Dla wszystkich, którzy mu są posłuszni. Dlatego będziemy dzisiaj w jakiejś części zaglądać do tego, co Jezus mówi, bo to, co On mówi, ma dla nas zbawcze znaczenie. Bo muszę słyszeć Tego kto mówi i co On mówi, aby być Mu posłusznym, czy posłuszną. Nie mogę być posłusznym, kiedy nie wiem co mówi, wtedy ja mogę sobie wymyślać posłuszeństwo, a On może w ogóle tego nie uznawać. Każdy z nas czyta już Biblię, niektórzy długo, a niektórzy krócej, ale bez względu na to, jak długo czytamy Biblię, dla każdego z nas ona musi być autorytatywna, ona musi być wyznacznikiem prawdy. Nie ma znaczenia ile czasu ktośkolwiek z nas czyta. Ona musi mówić nam, jak mamy żyć, bo wiemy, że posłusznych Mu, On jest Zbawicielem. Przyjemnie słuchają głos Pasterza owce, które są szczęśliwe, że On poniósł konsekwencje naszych grzechów, żeby dać nam życie wieczne.
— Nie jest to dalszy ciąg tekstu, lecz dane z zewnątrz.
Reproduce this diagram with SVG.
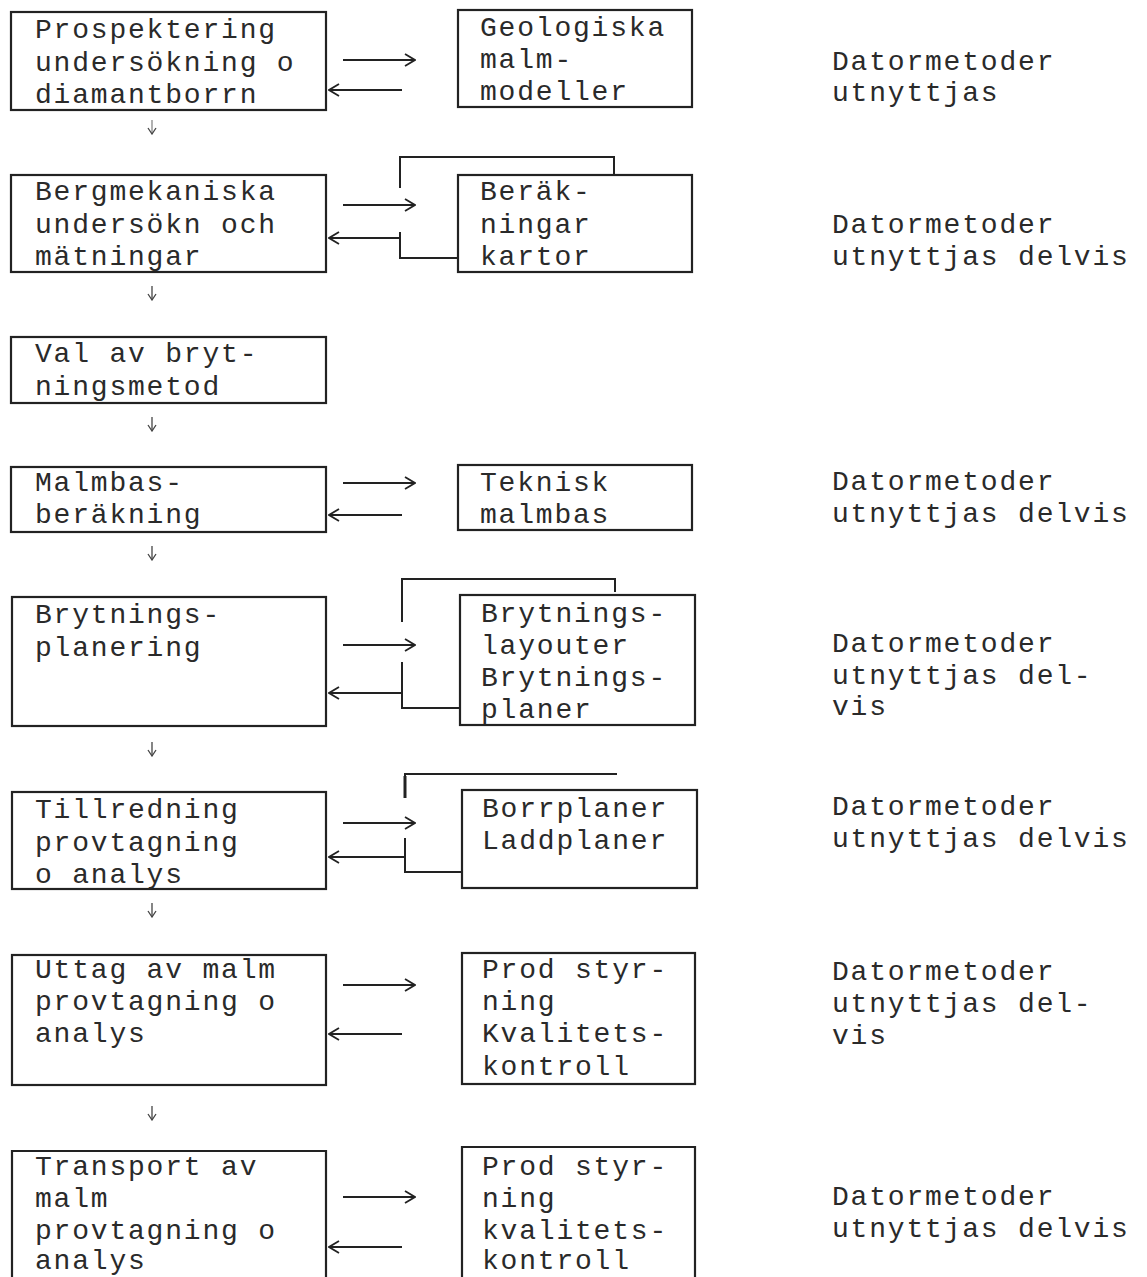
<svg xmlns="http://www.w3.org/2000/svg" width="1147" height="1277" viewBox="0 0 1147 1277">
<style>
.box{fill:none;stroke:#222;stroke-width:2.2}
.t{font-family:"Courier New","Liberation Mono",monospace;font-size:28px;letter-spacing:1.8px;fill:#2a2a2a}
.c{fill:none;stroke:#222;stroke-width:1.8}
.br{fill:none;stroke:#222;stroke-width:2}
</style>
<defs>
<marker id="ah" viewBox="0 0 12 14" refX="11" refY="7" markerWidth="12" markerHeight="14" markerUnits="userSpaceOnUse" orient="auto">
<path d="M1,1 L11,7 L1,13" fill="none" stroke="#222" stroke-width="1.8"/>
</marker>
<marker id="dh" viewBox="0 0 10 8" refX="5" refY="7" markerWidth="10" markerHeight="8" markerUnits="userSpaceOnUse" orient="0">
<path d="M1,1 L5,7 L9,1" fill="none" stroke="#444" stroke-width="1.3"/>
</marker>
</defs>
<rect width="1147" height="1277" fill="#fff"/>

<g id="connectors">
<!-- row 1 -->
<line class="c" x1="343" y1="60" x2="415" y2="60" marker-end="url(#ah)"/>
<line class="c" x1="402" y1="90" x2="329" y2="90" marker-end="url(#ah)"/>
<!-- row 2 -->
<line class="c" x1="343" y1="205" x2="415" y2="205" marker-end="url(#ah)"/>
<line class="c" x1="400" y1="238" x2="329" y2="238" marker-end="url(#ah)"/>
<path class="br" d="M400,188 V157 H614 V175"/>
<path class="br" d="M400,232 V258 H458"/>
<!-- row 4 -->
<line class="c" x1="343" y1="483" x2="415" y2="483" marker-end="url(#ah)"/>
<line class="c" x1="402" y1="515" x2="329" y2="515" marker-end="url(#ah)"/>
<!-- row 5 -->
<line class="c" x1="343" y1="645" x2="415" y2="645" marker-end="url(#ah)"/>
<line class="c" x1="402" y1="693" x2="329" y2="693" marker-end="url(#ah)"/>
<path class="br" d="M402,622 V579 H615 V592"/>
<path class="br" d="M402,662 V708 H460"/>
<!-- row 6 -->
<line class="c" x1="343" y1="823" x2="415" y2="823" marker-end="url(#ah)"/>
<line class="c" x1="405" y1="857" x2="329" y2="857" marker-end="url(#ah)"/>
<path class="br" d="M405,798 V774 H617"/>
<path class="br" d="M405,838 V872 H462"/>
<line x1="405" y1="776" x2="405" y2="798" stroke="#222" stroke-width="3"/>
<!-- row 7 -->
<line class="c" x1="343" y1="985" x2="415" y2="985" marker-end="url(#ah)"/>
<line class="c" x1="402" y1="1034" x2="329" y2="1034" marker-end="url(#ah)"/>
<!-- row 8 -->
<line class="c" x1="343" y1="1197" x2="415" y2="1197" marker-end="url(#ah)"/>
<line class="c" x1="402" y1="1247" x2="329" y2="1247" marker-end="url(#ah)"/>
<!-- down arrows -->
<line x1="152" y1="120" x2="152" y2="134" stroke="#888" stroke-width="1.3" marker-end="url(#dh)"/>
<line x1="152" y1="286" x2="152" y2="300" stroke="#444" stroke-width="1.3" marker-end="url(#dh)"/>
<line x1="152" y1="417" x2="152" y2="431" stroke="#444" stroke-width="1.3" marker-end="url(#dh)"/>
<line x1="152" y1="546" x2="152" y2="560" stroke="#444" stroke-width="1.3" marker-end="url(#dh)"/>
<line x1="152" y1="742" x2="152" y2="756" stroke="#444" stroke-width="1.3" marker-end="url(#dh)"/>
<line x1="152" y1="903" x2="152" y2="917" stroke="#444" stroke-width="1.3" marker-end="url(#dh)"/>
<line x1="152" y1="1106" x2="152" y2="1120" stroke="#444" stroke-width="1.3" marker-end="url(#dh)"/>
</g>

<g id="n1">
<rect class="box" x="11" y="12" width="315" height="98"/>
<text class="t" x="35" y="38">Prospektering</text>
<text class="t" x="35" y="71">undersökning o</text>
<text class="t" x="35" y="103">diamantborrn</text>
</g>
<g id="n1r">
<rect class="box" x="458" y="10" width="234" height="97"/>
<text class="t" x="480" y="36">Geologiska</text>
<text class="t" x="480" y="68">malm-</text>
<text class="t" x="480" y="100">modeller</text>
</g>
<g id="n1c">
<text class="t" x="832" y="70">Datormetoder</text>
<text class="t" x="832" y="101">utnyttjas</text>
</g>

<g id="n2">
<rect class="box" x="11" y="175" width="315" height="97"/>
<text class="t" x="35" y="200">Bergmekaniska</text>
<text class="t" x="35" y="233">undersökn och</text>
<text class="t" x="35" y="265">mätningar</text>
</g>
<g id="n2r">
<rect class="box" x="458" y="175" width="234" height="97"/>
<text class="t" x="480" y="200">Beräk-</text>
<text class="t" x="480" y="233">ningar</text>
<text class="t" x="480" y="265">kartor</text>
</g>
<g id="n2c">
<text class="t" x="832" y="233">Datormetoder</text>
<text class="t" x="832" y="265">utnyttjas delvis</text>
</g>

<g id="n3">
<rect class="box" x="11" y="337" width="315" height="66"/>
<text class="t" x="35" y="362">Val av bryt-</text>
<text class="t" x="35" y="395">ningsmetod</text>
</g>

<g id="n4">
<rect class="box" x="11" y="467" width="315" height="65"/>
<text class="t" x="35" y="491">Malmbas-</text>
<text class="t" x="35" y="523">beräkning</text>
</g>
<g id="n4r">
<rect class="box" x="458" y="465" width="234" height="65"/>
<text class="t" x="480" y="491">Teknisk</text>
<text class="t" x="480" y="523">malmbas</text>
</g>
<g id="n4c">
<text class="t" x="832" y="490">Datormetoder</text>
<text class="t" x="832" y="522">utnyttjas delvis</text>
</g>

<g id="n5">
<rect class="box" x="12" y="597" width="314" height="129"/>
<text class="t" x="35" y="623">Brytnings-</text>
<text class="t" x="35" y="656">planering</text>
</g>
<g id="n5r">
<rect class="box" x="460" y="595" width="235" height="130"/>
<text class="t" x="481" y="622">Brytnings-</text>
<text class="t" x="481" y="654">layouter</text>
<text class="t" x="481" y="686">Brytnings-</text>
<text class="t" x="481" y="718">planer</text>
</g>
<g id="n5c">
<text class="t" x="832" y="652">Datormetoder</text>
<text class="t" x="832" y="684">utnyttjas del-</text>
<text class="t" x="832" y="715">vis</text>
</g>

<g id="n6">
<rect class="box" x="12" y="792" width="314" height="97"/>
<text class="t" x="35" y="818">Tillredning</text>
<text class="t" x="35" y="851">provtagning</text>
<text class="t" x="35" y="883">o analys</text>
</g>
<g id="n6r">
<rect class="box" x="462" y="790" width="235" height="98"/>
<text class="t" x="482" y="817">Borrplaner</text>
<text class="t" x="482" y="849">Laddplaner</text>
</g>
<g id="n6c">
<text class="t" x="832" y="815">Datormetoder</text>
<text class="t" x="832" y="847">utnyttjas delvis</text>
</g>

<g id="n7">
<rect class="box" x="12" y="955" width="314" height="130"/>
<text class="t" x="35" y="978">Uttag av malm</text>
<text class="t" x="35" y="1010">provtagning o</text>
<text class="t" x="35" y="1042">analys</text>
</g>
<g id="n7r">
<rect class="box" x="462" y="953" width="233" height="131"/>
<text class="t" x="482" y="978">Prod styr-</text>
<text class="t" x="482" y="1010">ning</text>
<text class="t" x="482" y="1042">Kvalitets-</text>
<text class="t" x="482" y="1075">kontroll</text>
</g>
<g id="n7c">
<text class="t" x="832" y="980">Datormetoder</text>
<text class="t" x="832" y="1012">utnyttjas del-</text>
<text class="t" x="832" y="1044">vis</text>
</g>

<g id="n8">
<path class="box" d="M12,1280 V1151 H326 V1280"/>
<text class="t" x="35" y="1175">Transport av</text>
<text class="t" x="35" y="1207">malm</text>
<text class="t" x="35" y="1239">provtagning o</text>
<text class="t" x="35" y="1269">analys</text>
</g>
<g id="n8r">
<path class="box" d="M462,1280 V1147 H695 V1280"/>
<text class="t" x="482" y="1175">Prod styr-</text>
<text class="t" x="482" y="1207">ning</text>
<text class="t" x="482" y="1239">kvalitets-</text>
<text class="t" x="482" y="1269">kontroll</text>
</g>
<g id="n8c">
<text class="t" x="832" y="1205">Datormetoder</text>
<text class="t" x="832" y="1237">utnyttjas delvis</text>
</g>
</svg>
Stał się dla nas drzwiami do wieczności. Owce są zadowolone słysząc Jego głos, ponieważ one właśnie tak żyją, podoba im się to, co chce Pasterz, radują się słysząc głos Pasterza. Ktoś nakręcił taki filmik chrześcijański z owcami, dosyć sporo owiec było w zagrodzie i pasterz był i była jakaś wycieczka i pasterz, myślę, że im pokazał, jak on sam przywołuje owce, ponieważ różni ludzie z tej wycieczki próbowali naśladować pasterza i próbowali mówić tak jak ten pasterz, a owce były niewzruszone, nawet się nie ruszyły. I kiedy nikomu się nie udało tych owiec ruszyć, podszedł do ogrodzenia pasterz i dokładnie powiedział to samo, co oni i owce od razu ruszyły do niego, bo w tym, co mówili ci ludzie nie było akcentu pasterza, nie było tej prawdy, tej treści, że to mówi pasterz. To były podróbki, to były dodatki, oni dodawali swój głos, dodawali swój akcent, mówili niby to samo, ale z własnym zrozumieniem tego, tylko pasterz mówił dokładnie tak jak nauczył swoje owce. Tak samo Jezus uczy nas słuchać Swojego głosu, abyśmy od obcego uciekali. Jego głos jest prosty, wróg może go naśladować, ale nie ma tam akcentu Chrystusa, zawsze tam będzie brakowało tego kim jest Pan Jezus.